The Forest People
- Author: Colin Turnbull
- Language: English
- Subject: Anthropology
- Genre: Non-fiction
- Set in: Africa
- Publisher: Simon & Schuster
- Publication date: 1961
- ISBN: 0671266500

= The Forest People =

Classic ethnographic study of Mbuti pygmies

The Forest People (1961) is Colin Turnbull's ethnographic study of the Mbuti pygmies of the Ituri Forest in what was then the Belgian Congo.

In this book, the British-American anthropologist detailed his three years spent with the community in the mid 1950s. The style is informal and accessible. Turnbull contrasts his forest-living subjects' lifestyle with that of nearby town-dwelling Africans and evaluates the interactions of the two groups.

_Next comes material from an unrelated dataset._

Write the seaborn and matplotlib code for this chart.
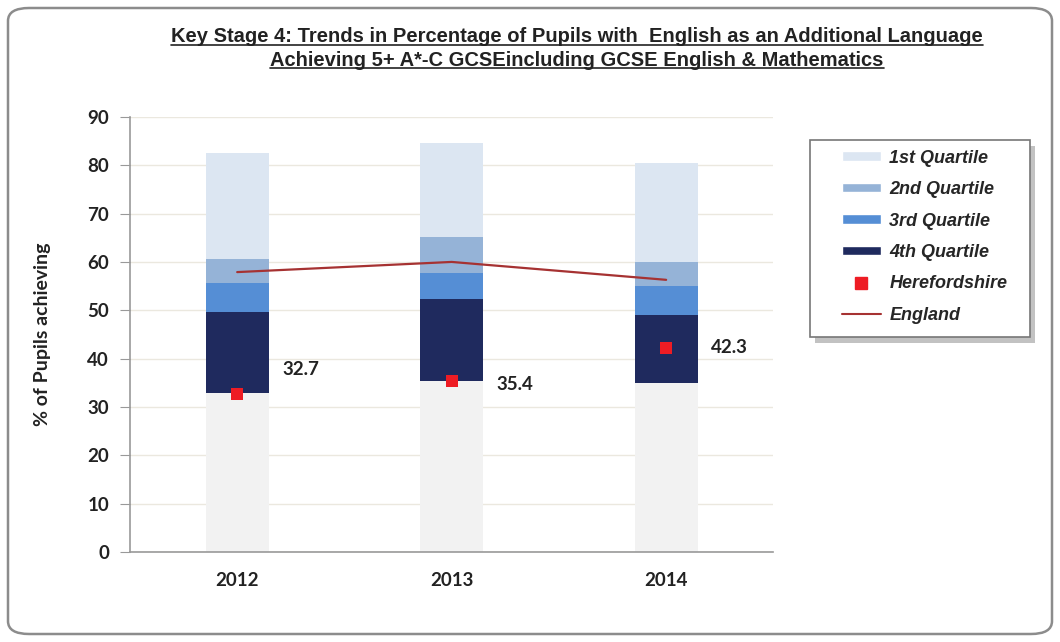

The editor for the book was Michael Korda who attended Oxford University with Turnbull.

The Forest People was the version for a general readership of Turnbull's academic thesis, which was published in an expanded, more technical form by Routledge in London as Wayward Servants: The Two Worlds of the African Pygmies (1965). Turnbull wrote about his experiences with the tribe from a first person perspective. The Mbuti tribe respected him, and attempted to show him their cultural prospects as a society until a drastic change in their lifestyles occurred.